Centrelink has been cleared of any wrongdoing after it allegedly authorised the sharing of private information to an Australian media outlet, but privacy watchdogs Digital Rights Watch, the Australian Privacy Foundation and Electronic Frontiers Australia are furious about the result.

Last year beneficiary and writer Andie Fox criticised Centrelink's debt recovery services in an article. She alleged that Centrelink had released her personal information – including tax details - to Fairfax Media. Another journalist then used this information to publish an article countering Fox's claims.

“Australian citizens such as Ms Fox should be able to exercise freedom of speech, particularly in relation to offering opinions and criticisms of government services, without the threat of their personal information being broadcast to the world,” comments Digital Rights Watch chair, Tim Singleton Norton.

He says it is ‘extremely concerning' that the Office of the Australian Commissioner (OAIC) ruled that there was no privacy breach.

"To assume that the Australian Privacy Principles allow for release of information if a person has a 'reasonable expectation' is ludicrous, and tips the power way too much towards the holders of information rather than the individual,” Singleton Norton continues.

The watchdog groups warn that if government agencies can disclose somebody's personal information due to unfavourable media coverage, it can become a slippery slope.

“There is concern about the appearance that the privacy regulator may have been 'captured' by the Canberra federal bureaucracy and politicians after the government's thwarted 2014-15 campaign to abolish and defund it,” explains Australian Privacy Foundation chair David Vaile.

“Rather than independent and fearless protection for an individual being in effect told ‘you should have expected this smear campaign using you and your partner's personal information, so it's legal', the finding appears to normalise abuse of a legitimate complainant, who now has no other remedy. Ms Fox shared her personal experience of a system we know to have been a case study in IT governance failure: she did not deserve this kind of treatment”.

Vaile says that this could set a precedent for politicians in power who could leak information and smear anyone who complains about their treatment in public. This could also result in the exploitation of the “grossly disproportionate imbalance of power”.

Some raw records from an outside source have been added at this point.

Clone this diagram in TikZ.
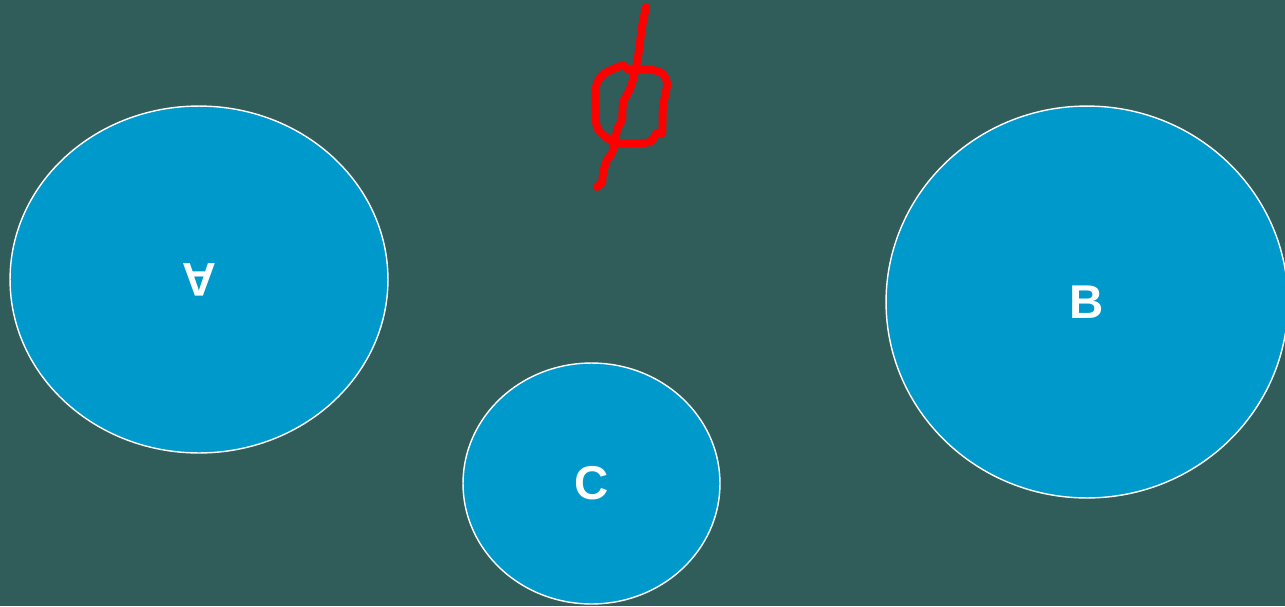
\documentclass[tikz,border=0pt]{standalone}
\usepackage{fontspec}
\setmainfont{Liberation Sans}
\usetikzlibrary{shapes.geometric}
\definecolor{zemin}{HTML}{305C5A}
\definecolor{kume}{HTML}{0099CC}
\definecolor{kirmizi}{HTML}{FF0000}

\begin{document}
\begin{tikzpicture}[x=0.02cm,y=-0.02cm,
  kumeStil/.style={ellipse,draw=white,line width=0.8pt,fill=kume,inner sep=0pt,
    text=white,font=\fontsize{27}{32}\selectfont\bfseries}]
\fill[zemin] (0,0) rectangle (1285,606);
\useasboundingbox (0,0) rectangle (1285,606);
\node[kumeStil,minimum width=7.56cm,minimum height=6.94cm,rotate=180] (A) at (199,279.5) {A};
\node[kumeStil,minimum width=8.04cm,minimum height=7.84cm] (B) at (1087,302) {B};
\node[kumeStil,minimum width=5.14cm,minimum height=4.82cm] (C) at (591.5,483.5) {C};
% bos kume isareti
\draw[kirmizi,line width=4.5pt,line cap=round,line join=round]
  plot[smooth,tension=0.5] coordinates {(646,7) (642,27) (639,50) (636,67) (632,83) (628,93)
  (623,103) (622,120) (618,127) (615,140) (612,153) (607,160) (603,173) (602,182) (597,187)};
\draw[kirmizi,line width=4.5pt,line cap=round,line join=round]
  plot[smooth,tension=0.5] coordinates {(623,65) (605,73) (597,83) (595,100) (597,127) (607,138)
  (618,143) (633,143) (650,142) (657,133) (662,133) (663,107) (667,83) (660,72) (642,69) (630,70) (623,65)};
\end{tikzpicture}
\end{document}
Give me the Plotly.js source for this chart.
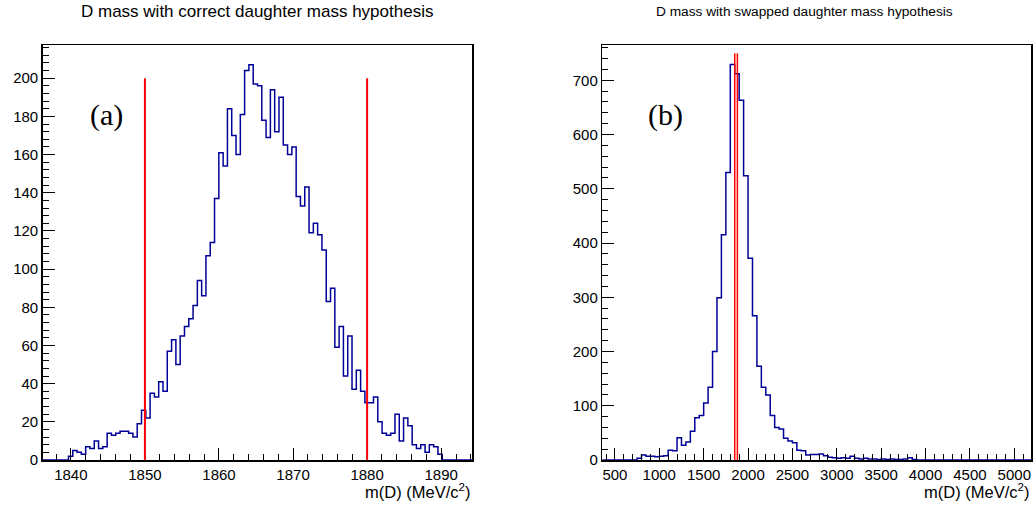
<!DOCTYPE html>
<html>
<head>
<meta charset="utf-8">
<script src="https://cdn.plot.ly/plotly-3.0.1.min.js"></script>
<style>html,body{margin:0;padding:0;background:#fff;}#chart{width:1034px;height:507px;}</style>
</head>
<body>
<div id="chart"></div>
<script>
// ---- Data ----
// (a) correct daughter mass hypothesis: 100 bins
const binStartA = 1836.2;
const binWidthA = 0.58;
const countsA = [0,0,0,0,0,0,2,5,4,3,7,6,10,6,7,14,13,14,15,15,14,12,19,26,22,35,33,41,36,57,63,50,65,70,74,81,94,86,107,114,137,161,154,184,170,160,181,204,207,197,196,178,169,194,172,190,165,160,164,138,133,143,119,124,118,110,83,90,59,70,44,65,37,47,36,30,30,33,20,14,13,14,24,10,22,18,8,6,8,4,8,7,3,0,0,0,0,0,0,0];
// (b) swapped daughter mass hypothesis: 50 MeV bins
const binStartB = 350;
const binWidthB = 50;
const countsB = [0,0,0,0,0,0,0,0,3,9,7,7,6,7,8,18,17,41,27,33,53,78,82,105,134,200,299,415,530,729,712,663,524,372,266,173,134,120,82,60,57,40,35,32,18,17,9,10,10,11,8,5,4,3,4,3,7,3,2,3,2,2,1,2,1,2,1,1,2,4,1,0,0,0,0,0,0,0,0,0,0,0,0,0,0,0,0,0,0,0,0,0,0,0,0,0,0];
const xRangeB = [358, 5188];
// Signal window cut values (MeV/c^2)
const cutValues = [1850, 1880];
const cutTopA = 200;
const cutTopB = 750;
const titleA = "D mass with correct daughter mass hypothesis";
const titleB = "D mass with swapped daughter mass hypothesis";
const xTitle = "m(D) (MeV/c<sup>2</sup>)";
const panelLabels = ["(a)", "(b)"];

function stepXY(start, width, counts){
  const x = [], y = [];
  for (let i = 0; i <= counts.length; i++){
    x.push(start + i*width);
    y.push(i < counts.length ? counts[i] : counts[counts.length-1]);
  }
  return {x, y};
}
const sA = stepXY(binStartA, binWidthA, countsA);
const sB = stepXY(binStartB, binWidthB, countsB);

const W = 1034, H = 507;
const fL = 42.7, fR = 472.3, gL = 602.3, gR = 1031, fT = 45, fB = 460;
const histColor = '#000099';
const font = 'Liberation Sans, Arial, sans-serif';

const traces = [
  {x: sA.x, y: sA.y, type: 'scatter', mode: 'lines', line: {shape: 'hv', color: histColor, width: 1.5}, xaxis: 'x', yaxis: 'y', hoverinfo: 'skip', cliponaxis: true},
  {x: sB.x, y: sB.y, type: 'scatter', mode: 'lines', line: {shape: 'hv', color: histColor, width: 1.5}, xaxis: 'x2', yaxis: 'y2', hoverinfo: 'skip', cliponaxis: true}
];

function axisBase(){
  return {
    showgrid: false, zeroline: false, showline: true, mirror: true,
    linecolor: '#000', linewidth: 1.5,
    ticks: 'inside', ticklen: 12, tickwidth: 1, tickcolor: '#000',
    tickfont: {family: font, size: 15, color: '#000'},
    tickmode: 'linear', ticklabeloverflow: 'allow'
  };
}
const yDom = [1 - fB/H, 1 - fT/H];

const layout = {
  width: W, height: H,
  margin: {l: 0, r: 0, t: 0, b: 0},
  paper_bgcolor: '#fff', plot_bgcolor: '#fff',
  showlegend: false,
  xaxis: Object.assign(axisBase(), {domain: [fL/W, fR/W], range: [binStartA, binStartA + binWidthA*countsA.length], anchor: 'y', tick0: 1840, dtick: 10,
    minor: {tick0: 1840, dtick: 2, ticks: 'inside', ticklen: 6, tickwidth: 1, tickcolor: '#000'}}),
  yaxis: Object.assign(axisBase(), {domain: yDom, range: [0, 217.4], anchor: 'x', tick0: 0, dtick: 20,
    minor: {tick0: 0, dtick: 4, ticks: 'inside', ticklen: 6, tickwidth: 1, tickcolor: '#000'}}),
  xaxis2: Object.assign(axisBase(), {domain: [gL/W, gR/W], range: xRangeB, anchor: 'y2', tick0: 500, dtick: 500,
    minor: {tick0: 500, dtick: 100, ticks: 'inside', ticklen: 6, tickwidth: 1, tickcolor: '#000'}}),
  yaxis2: Object.assign(axisBase(), {domain: yDom, range: [0, 765], anchor: 'x2', tick0: 0, dtick: 100,
    minor: {tick0: 0, dtick: 20, ticks: 'inside', ticklen: 6, tickwidth: 1, tickcolor: '#000'}}),
  shapes: [],
  annotations: [
    {text: titleA, xref: 'paper', yref: 'paper', x: 257/W, y: 1 - 11.5/H, xanchor: 'center', yanchor: 'middle', showarrow: false, font: {family: font, size: 17, color: '#000'}},
    {text: titleB, xref: 'paper', yref: 'paper', x: 804/W, y: 1 - 11.5/H, xanchor: 'center', yanchor: 'middle', showarrow: false, font: {family: font, size: 13.7, color: '#000'}},
    {text: xTitle, xref: 'paper', yref: 'paper', x: fR/W, y: 1 - 491/H, xanchor: 'right', yanchor: 'middle', showarrow: false, font: {family: font, size: 16.5, color: '#000'}},
    {text: xTitle, xref: 'paper', yref: 'paper', x: gR/W, y: 1 - 491/H, xanchor: 'right', yanchor: 'middle', showarrow: false, font: {family: font, size: 16.5, color: '#000'}},
    {text: panelLabels[0], xref: 'paper', yref: 'paper', x: 106/W, y: 1 - 115/H, xanchor: 'center', yanchor: 'middle', showarrow: false, font: {family: 'Liberation Serif, DejaVu Serif, serif', size: 30, color: '#000'}},
    {text: panelLabels[1], xref: 'paper', yref: 'paper', x: 665/W, y: 1 - 115/H, xanchor: 'center', yanchor: 'middle', showarrow: false, font: {family: 'Liberation Serif, DejaVu Serif, serif', size: 30, color: '#000'}}
  ]
};
cutValues.forEach(function(c){
  layout.shapes.push({type: 'line', xref: 'x', yref: 'y', x0: c, x1: c, y0: 0, y1: cutTopA, line: {color: '#ff0000', width: 2}});
  layout.shapes.push({type: 'line', xref: 'x2', yref: 'y2', x0: c, x1: c, y0: 0, y1: cutTopB, line: {color: '#ff0000', width: 1.5}});
});

Plotly.newPlot('chart', traces, layout, {displayModeBar: false, staticPlot: true});
</script>
</body>
</html>
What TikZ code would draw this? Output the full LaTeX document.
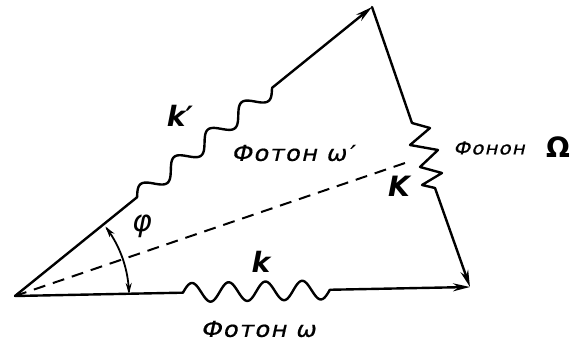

“This would be a real attack on freedom of speech, and on the right to hold government to account, as well as on privacy and data protection. This also raises questions about inconsistencies between ‘open government' accountability policies and the ‘doxing' of a complainant.”  

Electronic Frontiers Australia's Lyndsey Jackson adds that it is worrying to see such a fundamental breakdown of the right to freedom of the press.

“That someone would speak out and then a Minister would order a staff member to go rifling through an individual's personal file for ‘dirt' and then share it with the media is clearly an act of silencing dissent.” “Governments using the information Australians share with Centrelink, an agency people interact with at their most vulnerable point, to cover their own political agenda undermines public trust in the Privacy Act as well as trust in the OAIC having necessary autonomy,” Jackson concludes.